Quick Weekend market thoughts (I need a break from the screens):
* Let’s plan on having GDP, jobless claims data, and three of the largest stocks report on the same day! Oh, that happened. And we survived!
* The market has had every possible setup to easily dump hard, but key levels are holding and that is all that matters.
* The market needed exceptional earnings and we got them! Today, Friday, was the real test as to whether the day could hold gains. It was horrible early on, and I gave a fair warning that end of month and weak hands would sell at the open, but we rebounded into close.
* Ultimately, breadth was not great for the market, but stimulus hopes has me keeping positions on; Meaning a few big names moved the indexes. Let’s see if some beaten down names get a boost on any stimulus.
* The reality is, there are warning signs! With that said, technicals are hanging in there and key levels have held across the major indexes (including Small-Caps at the 200-DMA).
* This remains a “sell into strength and buy the dip environment”. It won’t last forever, but for now the trend is up despite what the news and headlines depict.
* We have about 45% invested and I feel good about that given the risk to reward. It was a positive week for clients despite the massive data week that could have easily plunged.

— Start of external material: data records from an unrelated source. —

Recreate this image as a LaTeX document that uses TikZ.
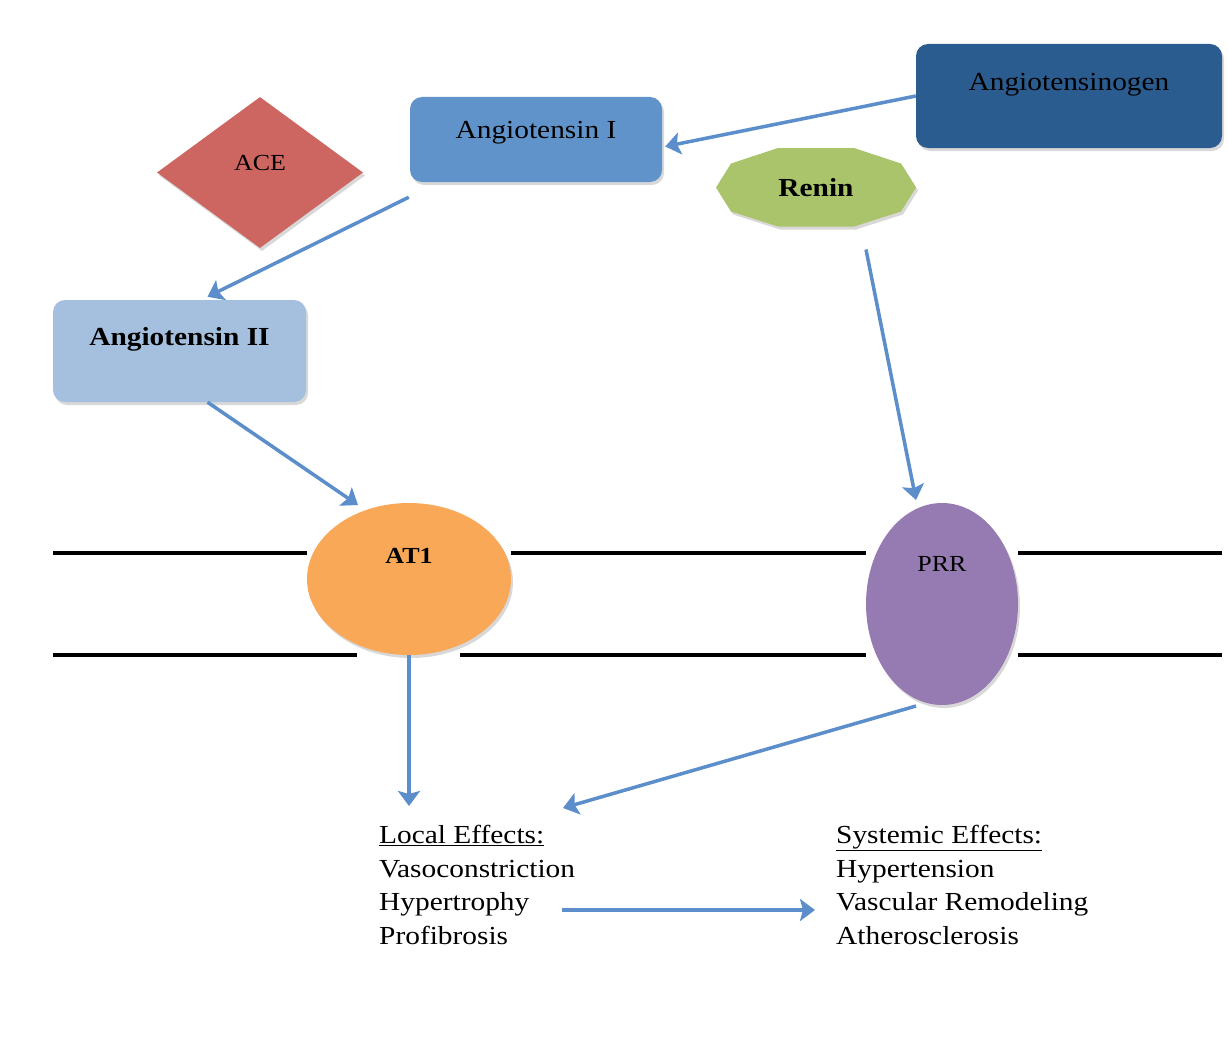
\documentclass[tikz,border=0pt]{standalone}
\usepackage{fontspec}
\setmainfont{Liberation Serif}[FakeStretch=1.13]
\usetikzlibrary{arrows.meta,shapes.geometric,shadows,calc}
\definecolor{agtcol}{HTML}{2B5C8F}
\definecolor{aonecol}{HTML}{6093C9}
\definecolor{acecol}{HTML}{CD6661}
\definecolor{renincol}{HTML}{AAC46B}
\definecolor{atwocol}{HTML}{A5C0DE}
\definecolor{atcol}{HTML}{F9A858}
\definecolor{prrcol}{HTML}{967BB3}
\definecolor{arrcol}{HTML}{5B8ECA}
\begin{document}
\begin{tikzpicture}[x=1pt,y=-1pt,
  shad/.style={drop shadow={shadow xshift=2pt,shadow yshift=-3pt,opacity=0.3}},
  rbox/.style={rounded corners=12pt,minimum width=#1,inner sep=0pt,shad},
  txt/.style={font=\fontsize{26}{33}\selectfont},
  stxt/.style={font=\fontsize{23}{28}\selectfont},
  arr/.style={draw=arrcol,line width=3.5pt,
    -{Stealth[length=15pt,width=22pt,inset=3pt]}},
  membrane/.style={line width=4.5pt,black},
  effects/.style={align=left,inner sep=0pt,anchor=north west,
    font=\fontsize{26}{33.5}\selectfont}
]
\useasboundingbox[fill=white] (0,0) rectangle (1228,1046);

% membrane
\draw[membrane] (53,553) -- (307,553) (511,553) -- (866,553) (1018,553) -- (1222,553);
\draw[membrane] (53,655) -- (357,655) (460,655) -- (866,655) (1018,655) -- (1222,655);

% nodes
\node[rbox=306pt,minimum height=104pt,fill=agtcol,
  label={[txt,yshift=11pt]center:Angiotensinogen}] (agt) at (1069,96) {};
\node[rbox=252pt,minimum height=85pt,fill=aonecol,
  label={[txt,yshift=7pt]center:Angiotensin I}] (a1) at (536,139.5) {};
\node[diamond,minimum width=206pt,minimum height=151pt,inner sep=0pt,fill=acecol,shad,
  label={[stxt,yshift=10pt]center:ACE}] (ace) at (260,172.5) {};
\coordinate (rc) at (816,187.5);
\fill[renincol,shad] ($(rc)+(-100,0)$) -- ($(rc)+(-85,-24)$) -- ($(rc)+(-38,-39.5)$)
  -- ($(rc)+(38,-39.5)$) -- ($(rc)+(85,-24)$) -- ($(rc)+(100,0)$)
  -- ($(rc)+(85,24)$) -- ($(rc)+(38,39)$) -- ($(rc)+(-38,39)$)
  -- ($(rc)+(-85,24)$) -- cycle;
\node[txt,inner sep=0pt,minimum width=200pt,minimum height=79pt] (renin) at (rc) {\textbf{Renin}};
\node[rbox=253pt,minimum height=102pt,fill=atwocol,
  label={[txt,yshift=12pt]center:\textbf{Angiotensin II}}] (a2) at (179.5,351) {};
\node[ellipse,minimum width=204pt,minimum height=152pt,inner sep=0pt,fill=atcol,shad,
  label={[stxt,yshift=23pt]center:\textbf{AT1}}] (at1) at (409,579) {};
\node[ellipse,minimum width=152pt,minimum height=202pt,inner sep=0pt,fill=prrcol,shad,
  label={[stxt,yshift=40pt]center:PRR}] (prr) at (942,604) {};

\node[effects] (local) at (379,825) {\underline{Local Effects:}\\Vasoconstriction\\Hypertrophy\\Profibrosis};
\node[effects] (sys) at (836,825) {\underline{Systemic Effects:}\\Hypertension\\Vascular Remodeling\\Atherosclerosis};

% connectors
\draw[arr] (agt.west) -- ($(a1.east)+(3,7)$);
\draw[arr] ($(a1.south west)+(-1,15)$) -- ($(a2.north)+(28,-3)$);
\draw[arr] ($(a2.south)+(28,0)$) -- ($(at1.center)+(-51,-74)$);
\draw[arr] ($(renin.center)+(50,62)$) -- ($(prr.center)+(-26,-104)$);
\draw[arr] (at1.south) -- ($(local.north west)+(30,-19)$);
\draw[arr] ($(prr.center)+(-26,102)$) -- ($(local.north west)+(184,-17)$);
\draw[arr] ($(local.north west)+(183,85)$) -- ($(sys.north west)+(-21,85)$);
\end{tikzpicture}
\end{document}
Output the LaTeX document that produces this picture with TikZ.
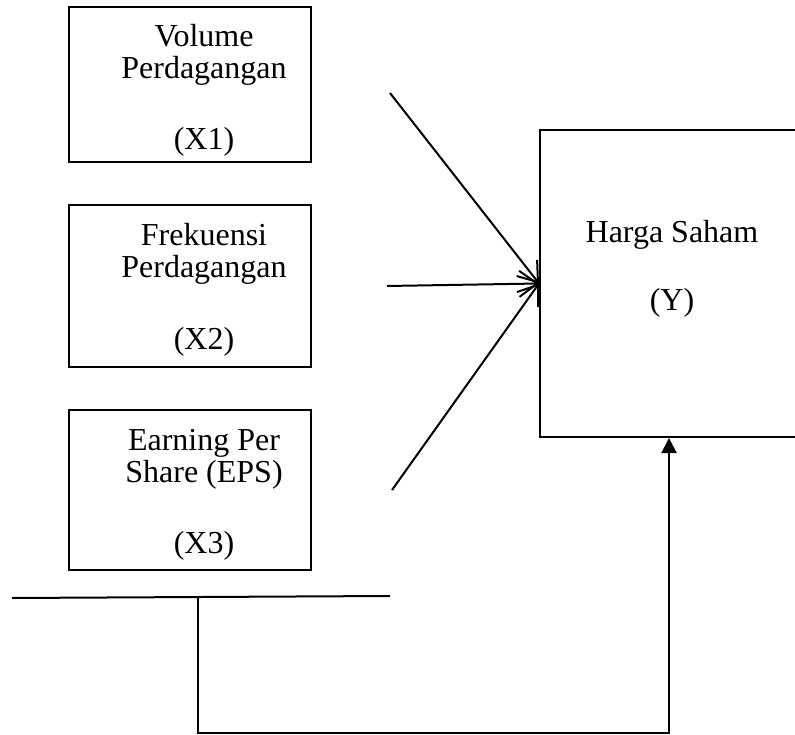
\documentclass[tikz,border=0pt]{standalone}
\usepackage{fontspec}
\setmainfont{Liberation Serif}
\usetikzlibrary{arrows.meta}
\begin{document}
\begin{tikzpicture}[x=1pt,y=-1pt,line width=2pt,
  frame/.style={draw, line width=2pt, inner sep=0pt},
  txt/.style={anchor=base, inner sep=0pt, font=\fontsize{32}{35}\selectfont},
  inflow/.style={-{Straight Barb[length=18pt,width=26pt,line width=2pt]}},
  feedback/.style={-{Triangle[length=15pt,width=15pt]}}]
\useasboundingbox (0,0) rectangle (795,735);
\clip (0,0) rectangle (795,735);

% variable boxes
\node[frame, minimum width=242pt, minimum height=155pt] (x1) at (190,85) {};
\node[frame, minimum width=242pt, minimum height=162pt] (x2) at (190,286) {};
\node[frame, minimum width=242pt, minimum height=160pt] (x3) at (190,490) {};
\node[frame, minimum width=300pt, minimum height=307pt] (y) at (690,283.5) {};

% box texts
\node[txt] (x1a) at (204,47) {Volume};
\node[txt] (x1b) at (204,79) {Perdagangan};
\node[txt] (x1c) at (204,150) {(X1)};
\node[txt] (x2a) at (204,246) {Frekuensi};
\node[txt] (x2b) at (204,278) {Perdagangan};
\node[txt] (x2c) at (204,349) {(X2)};
\node[txt] (x3a) at (204,450) {Earning Per};
\node[txt] (x3b) at (204,482) {Share (EPS)};
\node[txt] (x3c) at (204,553) {(X3)};
\node[txt] (ya) at (672,243) {Harga Saham};
\node[txt] (yb) at (672,310) {(Y)};

% free ends of the incoming arrows
\coordinate (a1) at (390,93);
\coordinate (a2) at (387,286);
\coordinate (a3) at (392,490);
\draw[inflow] (a1) -- (y.west);
\draw[inflow] (a2) -- (y.west);
\draw[inflow] (a3) -- (y.west);

% bar and feedback line
\coordinate (barL) at (12,598);
\coordinate (barR) at (390,596);
\coordinate (tee) at (198,597);
\coordinate (feed) at (669,733);
\draw (barL) -- (barR);
\draw[feedback] (tee) |- (feed) -- (feed |- y.south);
\end{tikzpicture}
\end{document}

* Yes, I see the put/call ratio as a warning sign, and “no” this rally won’t last forever, but until we breakdown, ride the trend. I have my stops at key levels and have no problem selling should we break support.
* S&P 500 held key levels at $3200, $3217, and $3233. Resistance is close at $3280. Next levels $3310 & $3360.
* A second wave in death count would be a serious problem, but we aren’t seeing that occur at this time and I hope it doesn’t happen. * If the beaten down names give tech a break we can continue rotating back and forward and move higher to the upside. Just know it doesn’t take much for a big plunge with the warning signals present.
* Protecting capital is a part of wealth management that we take seriously. For now, key levels have held and we remain bullish in our positioning. The positions within the 45% invested are definitely a “risk-on” trade. If we plunge, we don’t get killed.


* We are watching closely! I’m going to sleep and will wake up Monday morning refreshed. Hahaha. Enjoy your weekend!